Spirituality and Addiction
Freedom to Choose Life and Love (Blog) Wednesday, November 17, 2021
Fr. Richard Rohr, OFM
Author and psychotherapist Gerald May (1940–2005) was a friend and early mentor of Father Richard. In this passage, May explores how addiction keeps us from living with the full love and freedom for which we were created:
It seems to me that free will is given to us for a purpose: so that we may choose freely, without coercion or manipulation, to love God in return, and to love one another in a similarly perfect way. This is the deepest desire of our hearts. In other words, our creation is by love, in love, and for love. It is both our birthright and our authentic destiny to participate fully in this creative loving, and freedom of will is essential for our participation to occur.

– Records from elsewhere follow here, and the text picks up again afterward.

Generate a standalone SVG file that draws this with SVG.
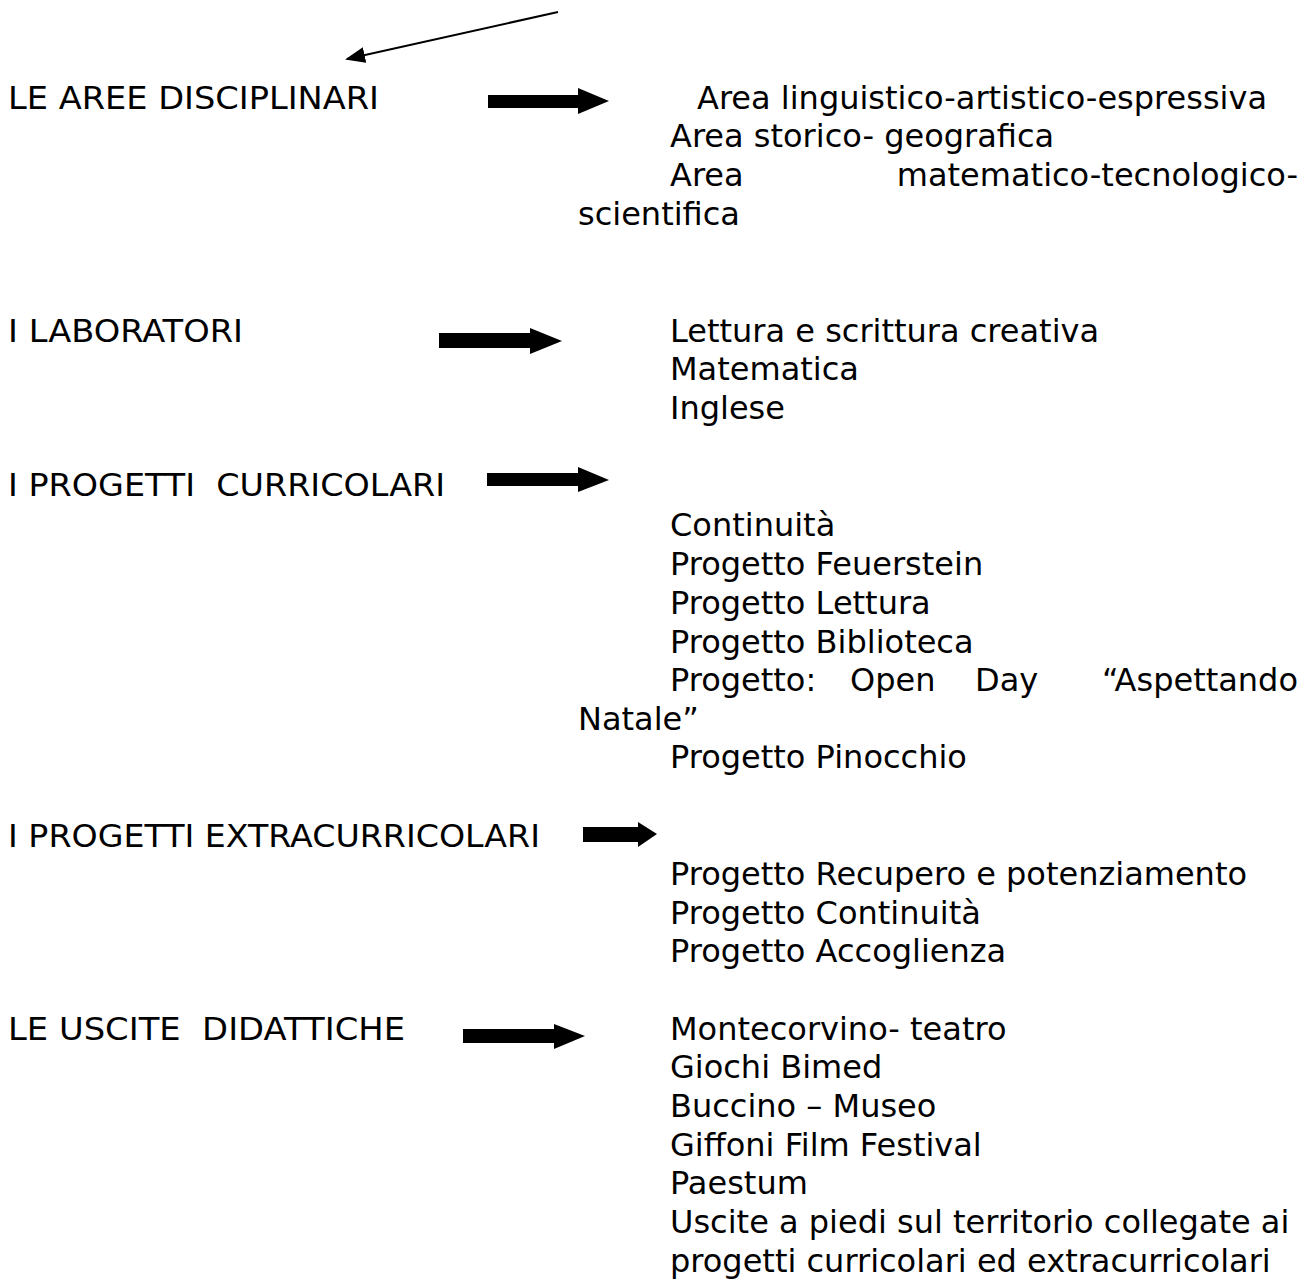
<svg xmlns="http://www.w3.org/2000/svg" width="1308" height="1281" viewBox="0 0 1308 1281">
<defs>
<style>
text{font-family:"DejaVu Sans","Liberation Sans",sans-serif;font-size:32px;fill:#000}
.blk{fill:#000}
</style>
<marker id="ah" markerWidth="10" markerHeight="8" refX="9" refY="4" orient="auto" markerUnits="strokeWidth">
<path d="M0,0 L10,4 L0,8 Z" fill="#000"/>
</marker>
</defs>
<rect width="1308" height="1281" fill="#fff"/>
<g id="connectors">
<line x1="558" y1="12" x2="347" y2="59" stroke="#000" stroke-width="2" marker-end="url(#ah)"/>
<path class="blk" d="M488,95 H578 V88 L609,101 L578,114 V108 H488 Z"/>
<path class="blk" d="M439,333 H530 V328 L562,341 L530,354 V348 H439 Z"/>
<path class="blk" d="M487,473 H578 V467 L609,480 L578,492 V486 H487 Z"/>
<path class="blk" d="M583,827 H638 V822 L657,834 L638,847 V842 H583 Z"/>
<path class="blk" d="M463,1029 H554 V1024 L585,1036 L554,1049 V1043 H463 Z"/>
</g>
<g id="aree">
<text x="8" y="109" textLength="371" lengthAdjust="spacingAndGlyphs">LE AREE DISCIPLINARI</text>
<text x="697" y="109">Area linguistico-artistico-espressiva</text>
<text x="670" y="147">Area storico- geografica</text>
<text x="670" y="186">Area</text>
<text x="1298" y="186" text-anchor="end">matematico-tecnologico-</text>
<text x="578" y="225">scientifica</text>
</g>
<g id="laboratori">
<text x="8" y="342" textLength="235" lengthAdjust="spacingAndGlyphs">I LABORATORI</text>
<text x="670" y="342">Lettura e scrittura creativa</text>
<text x="670" y="380">Matematica</text>
<text x="670" y="419">Inglese</text>
</g>
<g id="curricolari">
<text x="8" y="496" xml:space="preserve" textLength="437" lengthAdjust="spacingAndGlyphs">I PROGETTI  CURRICOLARI</text>
<text x="670" y="536">Continuità</text>
<text x="670" y="575">Progetto Feuerstein</text>
<text x="670" y="614">Progetto Lettura</text>
<text x="670" y="653">Progetto Biblioteca</text>
<text x="670" y="691">Progetto:</text>
<text x="850" y="691">Open</text>
<text x="975" y="691">Day</text>
<text x="1298" y="691" text-anchor="end">“Aspettando</text>
<text x="578" y="730">Natale”</text>
<text x="670" y="768">Progetto Pinocchio</text>
</g>
<g id="extracurricolari">
<text x="8" y="847" textLength="532" lengthAdjust="spacingAndGlyphs">I PROGETTI EXTRACURRICOLARI</text>
<text x="670" y="885">Progetto Recupero e potenziamento</text>
<text x="670" y="924">Progetto Continuità</text>
<text x="670" y="962">Progetto Accoglienza</text>
</g>
<g id="uscite">
<text x="8" y="1040" xml:space="preserve" textLength="397" lengthAdjust="spacingAndGlyphs">LE USCITE  DIDATTICHE</text>
<text x="670" y="1040">Montecorvino- teatro</text>
<text x="670" y="1078">Giochi Bimed</text>
<text x="670" y="1117">Buccino – Museo</text>
<text x="670" y="1156">Giffoni Film Festival</text>
<text x="670" y="1194">Paestum</text>
<text x="670" y="1233">Uscite a piedi sul territorio collegate ai</text>
<text x="670" y="1272">progetti curricolari ed extracurricolari</text>
</g>
</svg>
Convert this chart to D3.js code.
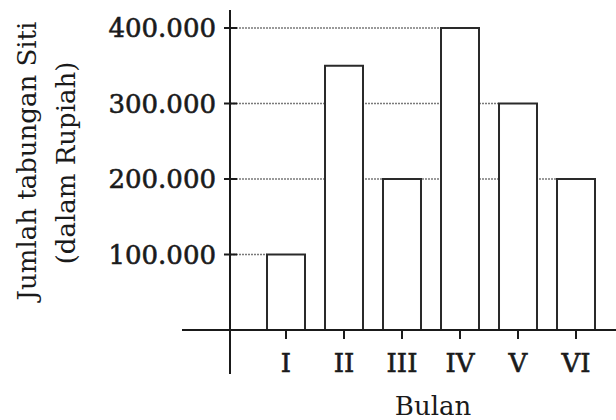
<!DOCTYPE html>
<html><head><meta charset="utf-8">
<script src="https://cdn.jsdelivr.net/npm/d3@7"></script>
<style>body{margin:0;background:#fff}svg{display:block}text{font-family:"DejaVu Serif",serif;fill:#1a1a1a}.bold{stroke:#1a1a1a;stroke-width:0.6px}</style>
</head><body>
<script>
const categories = ["I","II","III","IV","V","VI"];
const values = [100000,350000,200000,400000,300000,200000];
const yTicks = [100000,200000,300000,400000];
const yTickLabels = ["100.000","200.000","300.000","400.000"];
const xTitle = "Bulan";
const yTitle = ["Jumlah tabungan Siti","(dalam Rupiah)"];

const W=616,H=420;
const svg=d3.select("body").append("svg").attr("width",W).attr("height",H);
const x=d3.scaleBand().domain(categories).range([257,605]).paddingInner(0.345).paddingOuter(0.1725);
const y=d3.scaleLinear().domain([0,400000]).range([330,28]);
const axisX=230;

// gridlines: from axis to left edge of last bar reaching that value
yTicks.forEach(t=>{
  let last=-1; values.forEach((v,i)=>{ if(v>=t) last=i; });
  let lastEq=-1; values.forEach((v,i)=>{ if(v===t) lastEq=i; });
  const idx = lastEq>=0?lastEq:last;
  if(idx<0) return;
  svg.append("line").attr("x1",axisX).attr("x2",x(categories[idx]))
    .attr("y1",y(t)).attr("y2",y(t))
    .attr("stroke","#7a7a7a").attr("stroke-width",1.5).attr("stroke-dasharray","2,1");
});

// bars
svg.selectAll("rect.bar").data(categories).enter().append("rect")
  .attr("x",d=>x(d)).attr("width",x.bandwidth())
  .attr("y",(d,i)=>y(values[i])).attr("height",(d,i)=>y(0)-y(values[i]))
  .attr("fill","#fff").attr("stroke","#2a2a2a").attr("stroke-width",2);

// x axis line
svg.append("line").attr("x1",182).attr("x2",W).attr("y1",y(0)).attr("y2",y(0)).attr("stroke","#1a1a1a").attr("stroke-width",2);
// y axis line
svg.append("line").attr("x1",axisX).attr("x2",axisX).attr("y1",10).attr("y2",374).attr("stroke","#1a1a1a").attr("stroke-width",2);

// y ticks
yTicks.forEach((t,i)=>{
  svg.append("line").attr("x1",224).attr("x2",237).attr("y1",y(t)).attr("y2",y(t)).attr("stroke","#1a1a1a").attr("stroke-width",2);
  svg.append("text").attr("class","bold").attr("x",216).attr("y",y(t)).attr("dy","0.36em").attr("text-anchor","end")
    .attr("font-size",26).text(yTickLabels[i]);
});

// x ticks
categories.forEach(c=>{
  const cx=x(c)+x.bandwidth()/2;
  svg.append("line").attr("x1",cx).attr("x2",cx).attr("y1",y(0)).attr("y2",y(0)+9).attr("stroke","#1a1a1a").attr("stroke-width",2);
  svg.append("text").attr("class","bold").attr("x",cx).attr("y",372).attr("text-anchor","middle").attr("font-size",26).text(c);
});

svg.append("text").attr("x",433).attr("y",415).attr("text-anchor","middle").attr("font-size",26).text(xTitle);

svg.append("text").attr("transform","translate(36,161) rotate(-90)").attr("text-anchor","middle").attr("font-size",26).text(yTitle[0]);
svg.append("text").attr("transform","translate(75,163) rotate(-90)").attr("text-anchor","middle").attr("font-size",26).text(yTitle[1]);
</script>
</body></html>
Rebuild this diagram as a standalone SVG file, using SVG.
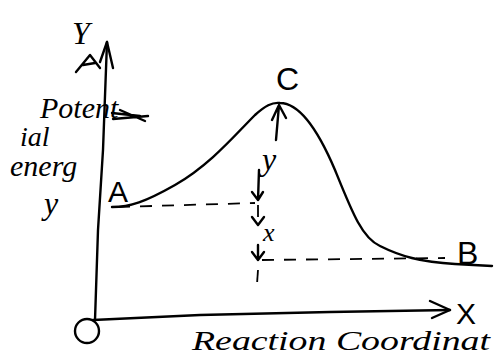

But our freedom is not complete. Working against it is the powerful force of addiction. Psychologically, addiction uses up desire. It is like a psychic malignancy, sucking our life energy into specific obsessions and compulsions, leaving less and less energy available for other people and other pursuits. Spiritually, addiction is a deep-seated form of idolatry. The objects of our addictions become our false gods. These are what we worship, what we attend to, where we give our time and energy, instead of love. Addiction, then, displaces and supplants God’s love as the source and object of our deepest true desire. . . .
For me, the energy of our basic desire for God is the human spirit, planted within us and nourished endlessly by the Holy Spirit of God. In this light, the spiritual significance of addiction is not just that we lose freedom through attachment to things, nor even that things so easily become our ultimate concerns. Of much more importance is that we try to fulfill our longing for
God through objects of attachment. For example, God wants to be our perfect lover, but instead we seek perfection in human relationships and are disappointed when our lovers [Richard: or parents, children, and churches] cannot love us perfectly. God wants to provide our ultimate security, but we seek our safety in power and possessions and then find we must continually
worry about them. We seek satisfaction of our spiritual longing in a host of ways that may have very little to do with God. And, sooner or later, we are disappointed.
Father Richard puts it this way:
After a few years in recovery, we will know that our deep and insatiable desiring was for God all along. We went on a bit of a detour, looked for love in all the wrong places, and now have found what we really wanted anyway. God is willing to wait for that. Like Jacob at the foot of his dreamy ladder, where angels walk between heaven and earth, we will lay our head on even a stone pillow and say, “You were here all the time, and I never knew it! . . . This is nothing less than the house of God, this is the very gate of heaven” (Genesis 28:16–17). [1]
References:
[1] Richard Rohr, Breathing Under Water: Spirituality and the Twelve Steps (Franciscan Media: 2011, 2021), 61.
Gerald G. May, Addiction and Grace (HarperSanFrancisco: 1991), 13, 92–93.